American animator and comics artist

Riley A. Thomson Jr. (October 5, 1912 – January 26, 1960) was an American animator and comics artist who spent most of his career working with Walt Disney films and characters. He directed six Disney short films including The Nifty Nineties and Symphony Hour.

==Career==
Thomson began his career in 1930 at the ill-fated studio of Romer Grey. In 1935, he joined Leon Schlesinger Productions (Warner Bros.) as an animator. While there he worked on Merrie Melodies cartoons and focused on the character Porky Pig. The following year Thomson went to work at Walt Disney Productions. He was first an animator and worked on Mickey Mouse, Silly Symphonies, and Donald Duck short films. He also worked on the feature-length film Snow White and the Seven Dwarfs (1937) and "The Sorcerer's Apprentice" segment of Fantasia (1940).

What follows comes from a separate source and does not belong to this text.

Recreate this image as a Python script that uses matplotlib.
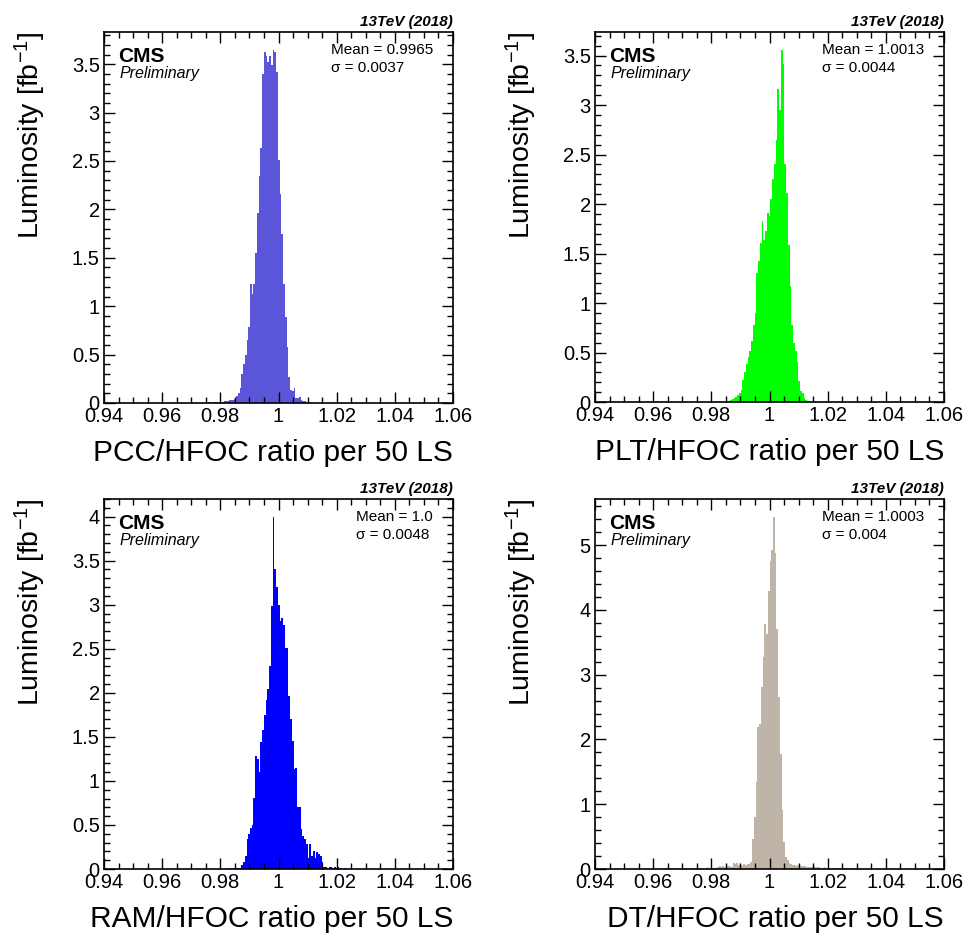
import matplotlib
matplotlib.use("Agg")
import matplotlib.pyplot as plt
import numpy as np
from matplotlib.ticker import MultipleLocator, FuncFormatter

plt.rcParams["font.family"] = ["Liberation Sans", "DejaVu Sans"]
plt.rcParams["mathtext.fontset"] = "custom"
plt.rcParams["mathtext.rm"] = "Liberation Sans"
plt.rcParams["mathtext.default"] = "regular"

BIN_W = 0.0006

# PCC / HFOC
pcc_start = 0.9740
pcc_lumi = [0.005, 0.0, 0.005, 0.01, 0.005, 0.005, 0.01, 0.01, 0.01, 0.015,
            0.01, 0.015, 0.02, 0.02, 0.025, 0.03, 0.03, 0.035,
            0.045, 0.07, 0.10, 0.15, 0.30, 0.40, 0.50, 0.65, 0.78, 1.23,
            1.13, 1.23, 1.55, 1.96, 2.35, 2.63, 3.40, 3.63, 3.58, 3.52,
            3.58, 3.49, 3.65, 3.63, 3.42, 2.51, 2.16, 1.75, 1.23, 0.89,
            0.58, 0.27, 0.13, 0.12, 0.15, 0.05, 0.05, 0.06, 0.03, 0.02,
            0.02, 0.015, 0.01, 0.01, 0.005, 0.005, 0.005, 0.0]

# PLT / HFOC
plt_start = 0.9817
plt_lumi = [0.0, 0.005, 0.005, 0.0, 0.005, 0.01, 0.01, 0.015, 0.02, 0.03,
            0.04, 0.05, 0.07, 0.09, 0.12, 0.22, 0.30, 0.38, 0.45, 0.52,
            0.62, 0.78, 0.90, 1.30, 1.42, 1.61, 1.83, 1.64, 1.73, 1.91,
            1.88, 2.05, 2.25, 2.40, 2.65, 3.16, 2.95, 3.56, 3.41, 2.40,
            2.11, 1.59, 1.17, 0.78, 0.60, 0.52, 0.40, 0.21, 0.11, 0.09,
            0.04, 0.02, 0.01, 0.005, 0.0, 0.005]

# RAM / HFOC
ram_start = 0.9800
ram_lumi = [0.0, 0.005, 0.0, 0.005, 0.005, 0.01, 0.005, 0.01, 0.01, 0.01,
            0.015, 0.01, 0.04, 0.08, 0.15, 0.34, 0.40, 0.47, 0.50, 0.81,
            1.28, 1.25, 1.10, 1.44, 1.58, 1.75, 1.92, 2.04, 2.30, 2.98,
            4.00, 3.40, 3.20, 3.00, 2.81, 2.85, 2.77, 2.51, 2.51, 1.96,
            1.70, 1.45, 1.13, 1.15, 0.70, 0.70, 0.45, 0.38, 0.34, 0.28,
            0.13, 0.28, 0.15, 0.21, 0.13, 0.19, 0.17, 0.15, 0.08, 0.02,
            0.02, 0.01, 0.02, 0.02, 0.01, 0.02, 0.01, 0.02, 0.01, 0.01,
            0.005, 0.01, 0.005, 0.0, 0.005]

# DT / HFOC
dt_start = 0.9628
dt_lumi = [0.0, 0.005, 0.01, 0.0, 0.005, 0.01, 0.0, 0.005, 0.01, 0.005,
           0.0, 0.01, 0.005, 0.01, 0.015, 0.005, 0.01, 0.015, 0.01, 0.005,
           0.01, 0.0, 0.015, 0.01, 0.0, 0.02, 0.025, 0.015, 0.0, 0.01,
           0.02, 0.015, 0.03, 0.04, 0.035, 0.04, 0.03, 0.04, 0.05, 0.04,
           0.03, 0.09, 0.08, 0.09, 0.06, 0.06, 0.05, 0.07, 0.06, 0.08,
           0.08, 0.11, 0.47, 0.80, 1.34, 2.19, 2.24, 2.81, 3.27, 3.78,
           3.63, 4.29, 4.75, 4.93, 5.44, 4.88, 3.70, 2.65, 1.78, 0.91,
           0.42, 0.19, 0.14, 0.09, 0.07, 0.06, 0.06, 0.05, 0.06, 0.04,
           0.04, 0.05, 0.04, 0.035, 0.03, 0.035, 0.03, 0.04, 0.03, 0.03,
           0.025, 0.02, 0.02, 0.025, 0.02, 0.015, 0.02, 0.015, 0.02, 0.01,
           0.015, 0.01, 0.015, 0.01, 0.01, 0.015, 0.01, 0.005, 0.01, 0.01,
           0.005, 0.01, 0.005, 0.005, 0.01, 0.0, 0.005]

x_labels = ["PCC/HFOC ratio per 50 LS", "PLT/HFOC ratio per 50 LS",
            "RAM/HFOC ratio per 50 LS", "DT/HFOC ratio per 50 LS"]
mean_texts = ["Mean = 0.9965", "Mean = 1.0013", "Mean = 1.0", "Mean = 1.0003"]
sigma_texts = ["σ = 0.0037", "σ = 0.0044", "σ = 0.0048", "σ = 0.004"]

panels = [
    (pcc_start, pcc_lumi, "#5b55d9", 0.5),
    (plt_start, plt_lumi, "#00ff00", 0.5),
    (ram_start, ram_lumi, "#0000ff", 0.5),
    (dt_start, dt_lumi, "#bfb4a8", 1.0),
]

W, H = 968, 938
frames = [(104, 32, 453, 403), (595, 32, 944, 402),
          (104, 499, 453, 869), (595, 499, 944, 869)]

fig = plt.figure(figsize=(W / 100, H / 100), dpi=100)

fmt = FuncFormatter(lambda v, p: f"{v:g}")

for i, (start, lumi, color, ymajor) in enumerate(panels):
    x0, y0, x1, y1 = frames[i]
    ax = fig.add_axes([x0 / W, 1 - y1 / H, (x1 - x0) / W, (y1 - y0) / H])
    lumi = np.asarray(lumi)
    edges = start + BIN_W * np.arange(len(lumi) + 1)
    ax.stairs(lumi, edges, fill=True, color=color, lw=0)

    ax.set_xlim(0.94, 1.06)
    ax.set_ylim(0, 1.05 * lumi.max())
    ax.xaxis.set_major_locator(MultipleLocator(0.02))
    ax.xaxis.set_minor_locator(MultipleLocator(0.005))
    ax.yaxis.set_major_locator(MultipleLocator(ymajor))
    ax.yaxis.set_minor_locator(MultipleLocator(ymajor / 5))
    ax.xaxis.set_major_formatter(fmt)
    ax.yaxis.set_major_formatter(fmt)
    ax.tick_params(which="both", direction="in", top=True, right=True,
                   labelsize=14.5, width=1.0, color="black")
    ax.tick_params(which="major", length=8, pad=3)
    ax.tick_params(which="minor", length=4)
    for s in ax.spines.values():
        s.set_linewidth(1.2)

    ax.text(1.0, -0.156, x_labels[i], transform=ax.transAxes,
            ha="right", va="baseline", fontsize=21.5)
    ax.text(-0.212, 1.0, "Luminosity [fb$^{-1}$]", transform=ax.transAxes,
            rotation=90, ha="center", va="top", fontsize=20.5)
    ax.text(1.0, 1.017, "13TeV (2018)", transform=ax.transAxes,
            ha="right", va="baseline", fontsize=11, fontweight="bold",
            fontstyle="italic")
    ax.text(0.041, 0.92, "CMS", transform=ax.transAxes,
            ha="left", va="baseline", fontsize=15, fontweight="bold")
    ax.text(0.043, 0.876, "Preliminary", transform=ax.transAxes,
            ha="left", va="baseline", fontsize=11.5, fontstyle="italic")
    # baseline of a two-line text sits on its last line
    ax.text(0.942, 0.893, mean_texts[i] + "\n" + sigma_texts[i],
            transform=ax.transAxes, ha="right", va="baseline",
            multialignment="left", fontsize=11, linespacing=1.3)

fig.savefig("out.png", dpi=100)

After working on Fantasia Thomson moved to the story department where he became a writer and director. He directed the short films Put-Put Troubles (1940), The Little Whirlwind (1941), The Nifty Nineties (1941), the 1941 remake of Orphans' Benefit, Mickey's Birthday Party (1942), and Symphony Hour (1942). He also received story credits for They're Off (1948) and Dude Duck (1951). (The latter misspells his surname as "Thompson.")

In 1950, Thomson moved into the field of comics. He worked for Western Publishing from 1950 to 1953 drawing for several different comic books. His work mainly included Disney comics featuring Mickey Mouse, Donald Duck, Pluto, Chip 'n' Dale, Grandma Duck, and Jaq & Gus. He also drew Woody Woodpecker comics.

Throughout the 1950s, Thomson drew comic strips for the Disney Studios including Uncle Remus and His Tales of Br'er Rabbit (based on the 1946 film Song of the South) and the Mickey Mouse daily newspaper strip.

Thomson returned to animation in 1957 and worked for Walter Lantz Productions until his death in 1960.